N Tej Bharath
Mission Director
MEPMA
Andhra Pradesh’s urban poverty mission reads like a single, interlinked story led by Mission for Elimination of Poverty in Municipal Areas (MEPMA). It starts with trust and capital. Through the SHG Bank Linkage Scheme, women who once borrowed at punishing rates now access formal credit at scale, the state holds nearly a third of India’s share with ~99.5% recovery, turning credit into confidence and enterprise.
That capital flows into SHG-led Enterprises & Urban Job Creation, where 31,637 new livelihood units take shape, 9,183 members gain “walk-to-work” placements and 143,173 entrepreneurs formalise via MSME registration. This is the “One Family, One Entrepreneur” vision made visible.
Skills and markets then snap into place. Empowering Urban SHGs via Skill Development & Gig Economy equips 12,523 SHG family members with 60-hour NSDC-RPL training and sector skill certification, followed by digital onboarding to platforms, an assembly line from training to transactions. Its sister chapter, Empowering Urban SHGs Through Gig Economy Integration, operationalises the same idea statewide with Home Triangle — uniforms, IDs, three-month subscription support — so certified electricians, plumbers, beauticians and more can earn in their own neighbourhoods.
Markets also move online. To keep ambition burning, Best Entrepreneurs (Prerana Sakhis) spotlights four star performers per district with EDP, exposure visits and up to ₹50,000 support.

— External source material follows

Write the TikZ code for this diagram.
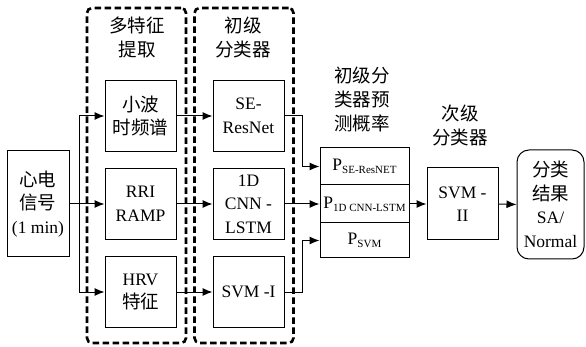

The story widens beyond SHGs to those who make our streets work. Street Vendors Management Programme (PM SVANidhi) formalises livelihoods with CoVs, ID cards, vending markets and affordable working-capital ladders — ₹10,000 to ₹20,000 to ₹50,000 — propelling Andhra Pradesh to national leadership (≈30% of India, ~95% recovery).
Finally, dignity meets shelter. NIVASAM (Shelter for Urban Homeless) modernises SUH with real-time dashboards, CCTV-enabled oversight, grievance redressal and tighter NGO–ULB coordination — making every bed count, every night.
The outcome is not a set of schemes but an urban livelihood ecosystem where a woman can access credit, learn, certify, sell offline and online.